In today’s world, a printed catalog is a quaint idea. Web sites provide 24/7 access to downloadable data sheets and streaming videos about hardware, software, and services — the elements that enable your industry to create new breakthroughs faster and at lower cost.
While many instruments still measure analog voltages and signals, the front panels are decidedly digital: large, full-color displays dominate, and the latest models include a tablet-like, multi-touch interface that’s lightyears beyond knobs, dials, and CRTs.
Behind the touchscreen, instrument hardware is dramatically different. After multiple generations of Moore’s Law, rudimentary microprocessors with a few kilobytes of memory have given way to multicore 64-bit processors and several gigabytes of memory. Some instruments include a built-in PC that can run software that ranges from parametric measurements, to custom demodulation, to system-level electronic design and simulation.
The biggest change, though, is in the block diagram. With the increasing performance of high-speed digitizers and digital signal processors, the IF section has evolved from analog and scalar, to digital and vector — just like the signals and systems aerospace engineers must now measure.

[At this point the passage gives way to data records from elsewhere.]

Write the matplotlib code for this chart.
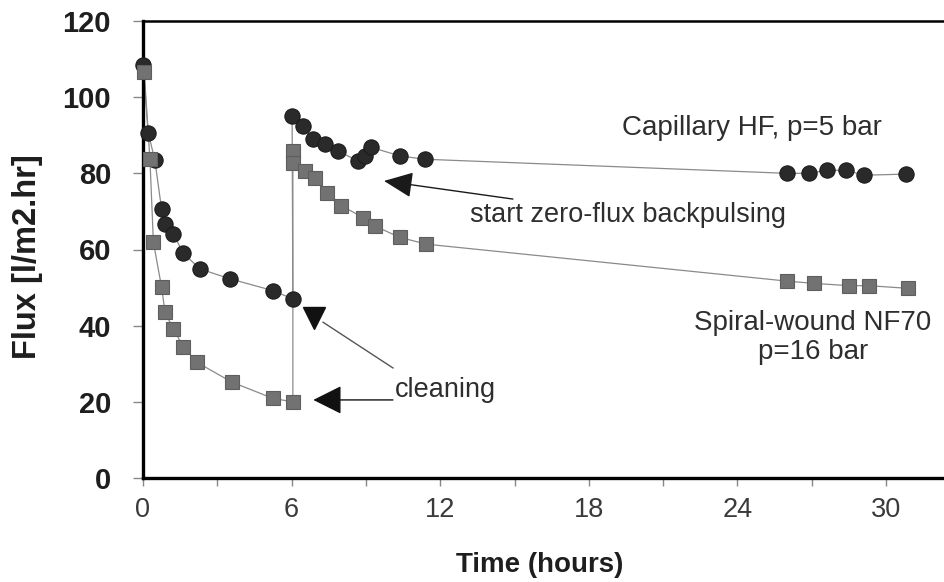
import matplotlib
matplotlib.use('Agg')
import matplotlib.pyplot as plt
from matplotlib.ticker import MultipleLocator

plt.rcParams['font.family'] = ['Liberation Sans', 'DejaVu Sans']

# Capillary HF, p=5 bar (circles)
hf_time = [0.0, 0.21, 0.48, 0.75, 0.89, 1.22, 1.63, 2.30, 3.51, 5.25, 6.05,
           6.02, 6.46, 6.87, 7.34, 7.88, 8.68, 8.95, 9.22, 10.36, 11.37,
           26.0, 26.9, 27.6, 28.4, 29.1, 30.8]
hf_flux = [108.5, 90.7, 83.4, 70.6, 66.7, 64.1, 59.0, 54.9, 52.3, 49.2, 47.0,
           95.0, 92.4, 88.9, 87.6, 85.9, 83.2, 84.6, 86.8, 84.6, 83.7,
           80.0, 80.0, 80.8, 80.8, 79.5, 79.8]

# Spiral-wound NF70, p=16 bar (squares)
sw_time = [0.05, 0.28, 0.42, 0.75, 0.89, 1.22, 1.63, 2.17, 3.58, 5.25, 6.05,
           6.05, 6.05, 6.53, 6.94, 7.41, 8.01, 8.88, 9.35, 10.36, 11.44,
           26.0, 27.1, 28.5, 29.3, 30.9]
sw_flux = [106.5, 83.7, 61.9, 50.1, 43.5, 39.2, 34.4, 30.4, 25.2, 20.9, 20.0,
           85.9, 82.8, 80.6, 78.9, 74.9, 71.5, 68.4, 66.2, 63.2, 61.4,
           51.7, 51.1, 50.5, 50.5, 49.8]

x_ticks = [0, 6, 12, 18, 24, 30]
y_ticks = [0, 20, 40, 60, 80, 100, 120]

# annotation anchors (data coords)
hf_text_xy = (24.57, 92.0)
sw_text_xy = (27.05, 36.8)
pulse_text_xy = (13.2, 69.0)
pulse_tip = (9.73, 78.0)
clean_text_xy = (12.23, 23.0)
clean_tri = (6.92, 42.0)
clean_line = ([7.27, 10.09], [40.9, 28.9])
clean_tip = (6.875, 20.5)
clean_tail = (10.09, 20.5)

TEXT = '#2e2e2e'
LINE = '#8a8a8a'


def main():
  fig = plt.figure(figsize=(9.45, 5.82), dpi=100)
  ax = fig.add_axes([143/945, 104/582, 805/945, 457/582])
  ax.set_xlim(0, 32.5)
  ax.set_ylim(0, 120)

  # connecting lines
  ax.plot(hf_time, hf_flux, '-', color=LINE, lw=0.9, zorder=2)
  ax.plot(sw_time, sw_flux, '-', color=LINE, lw=0.9, zorder=2)
  # markers
  ax.plot(hf_time, hf_flux, ls='none', marker='o', ms=11,
          mfc='#2a2a2a', mec='#1c1c1c', mew=0.8, zorder=3, clip_on=False)
  ax.plot(sw_time, sw_flux, ls='none', marker='s', ms=10,
          mfc='#727272', mec='#5e5e5e', mew=0.8, zorder=4, clip_on=False)

  # spines
  ax.spines['left'].set_linewidth(2.4)
  ax.spines['bottom'].set_linewidth(2.4)
  ax.spines['top'].set_linewidth(1.8)
  ax.spines['right'].set_linewidth(1.8)

  ax.set_xticks(x_ticks)
  ax.xaxis.set_minor_locator(MultipleLocator(3))
  ax.set_yticks(y_ticks)
  ax.tick_params(axis='y', direction='out', length=7, width=1, color='#888888',
                 pad=16, labelsize=21, labelcolor='#1e1e1e')
  ax.tick_params(axis='x', which='both', direction='out', length=6, width=1,
                 color='#888888', pad=8, labelsize=19.5, labelcolor='#3a3a3a')
  for lab in ax.get_yticklabels():
    lab.set_fontweight('bold')

  fig.text(28/945, 1 - 257/582, 'Flux [l/m2.hr]', rotation=90, ha='center',
           va='center', fontsize=23.5, fontweight='bold', color='#1e1e1e')
  fig.text(540/945, 1 - 565/582, 'Time (hours)', ha='center', va='center',
           fontsize=20, fontweight='bold', color='#1e1e1e')

  # series labels
  ax.text(*hf_text_xy, 'Capillary HF, p=5 bar', ha='center', va='center',
          fontsize=20, color=TEXT)
  ax.text(*sw_text_xy, 'Spiral-wound NF70\np=16 bar', ha='center',
          va='center', fontsize=20, color=TEXT, linespacing=1.15)

  # backpulsing arrow
  ax.annotate('start zero-flux backpulsing', xy=pulse_tip, xytext=pulse_text_xy,
              ha='left', va='center', fontsize=19.5, color=TEXT,
              arrowprops=dict(arrowstyle='-|>,head_length=0.9,head_width=0.4',
                              mutation_scale=20, color='#1a1a1a', lw=1,
                              shrinkA=2, shrinkB=0))

  # cleaning arrows
  ax.text(*clean_text_xy, 'cleaning', ha='center', va='center',
          fontsize=19.5, color=TEXT)
  ax.plot(*clean_line, '-', color='#555555', lw=1, zorder=2)
  ax.plot([clean_tri[0]], [clean_tri[1]], marker='v', ms=16, color='#111111',
          zorder=5)
  ax.annotate('', xy=clean_tip, xytext=clean_tail,
              arrowprops=dict(arrowstyle='-|>,head_length=0.9,head_width=0.45',
                              mutation_scale=20, color='#111111', lw=1,
                              shrinkA=0, shrinkB=0))

  fig.savefig('out.png', dpi=100)


if __name__ == "__main__":
  main()
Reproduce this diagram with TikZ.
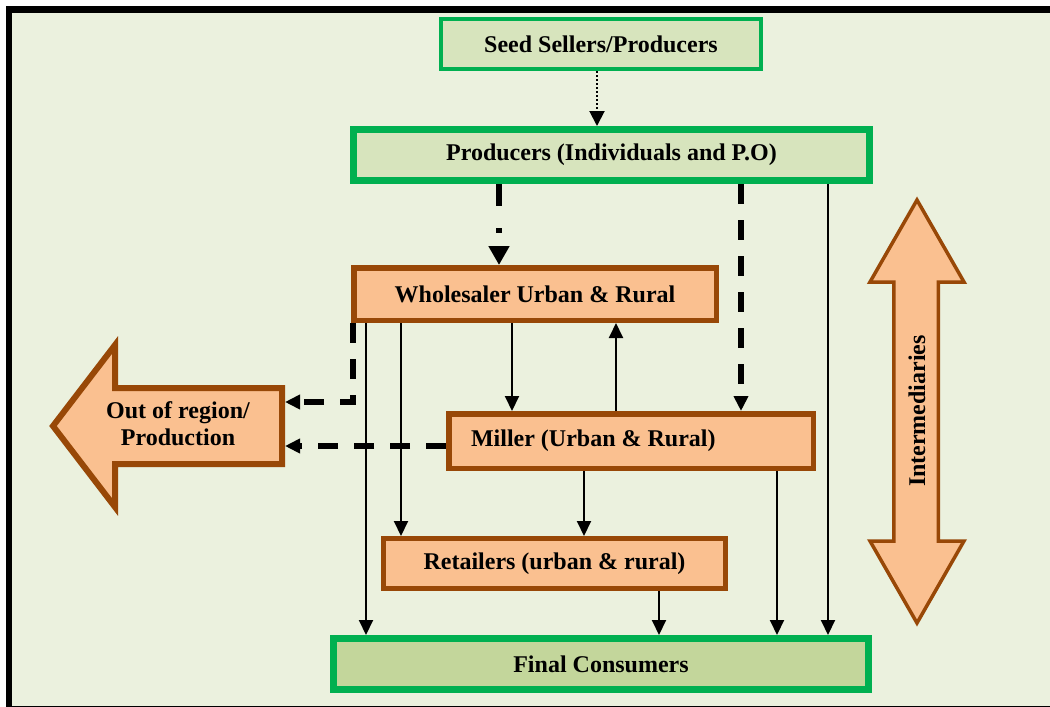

One stunning example of this evolution is a full two-port vector network analyzer that fits in just one PXI slot and covers 300 kHz to 26.5 GHz. In 1976, the equivalent analyzer filled two 19-inch rack-mount boxes that stood 10.5 inches high, weighed 86 pounds, and reached just 1.3 GHz.
Looking to the near horizon, you can expect to see solutions that are increasingly integrated, configurable, and distributed. You’ll have access to faster measurements, better performance, more functionality, and greater convenience. And software for design automation and simulation will continue to become increasingly comprehensive and realistic.
As you continue to journey where “we don’t need roads,” one thing won’t change: the unique contributions of the talented people in our respective organizations. Whenever we work together, the new and emerging hardware and software tools at our disposal will unlock new insights that will continue to transform the aerospace industry for the next 40 years.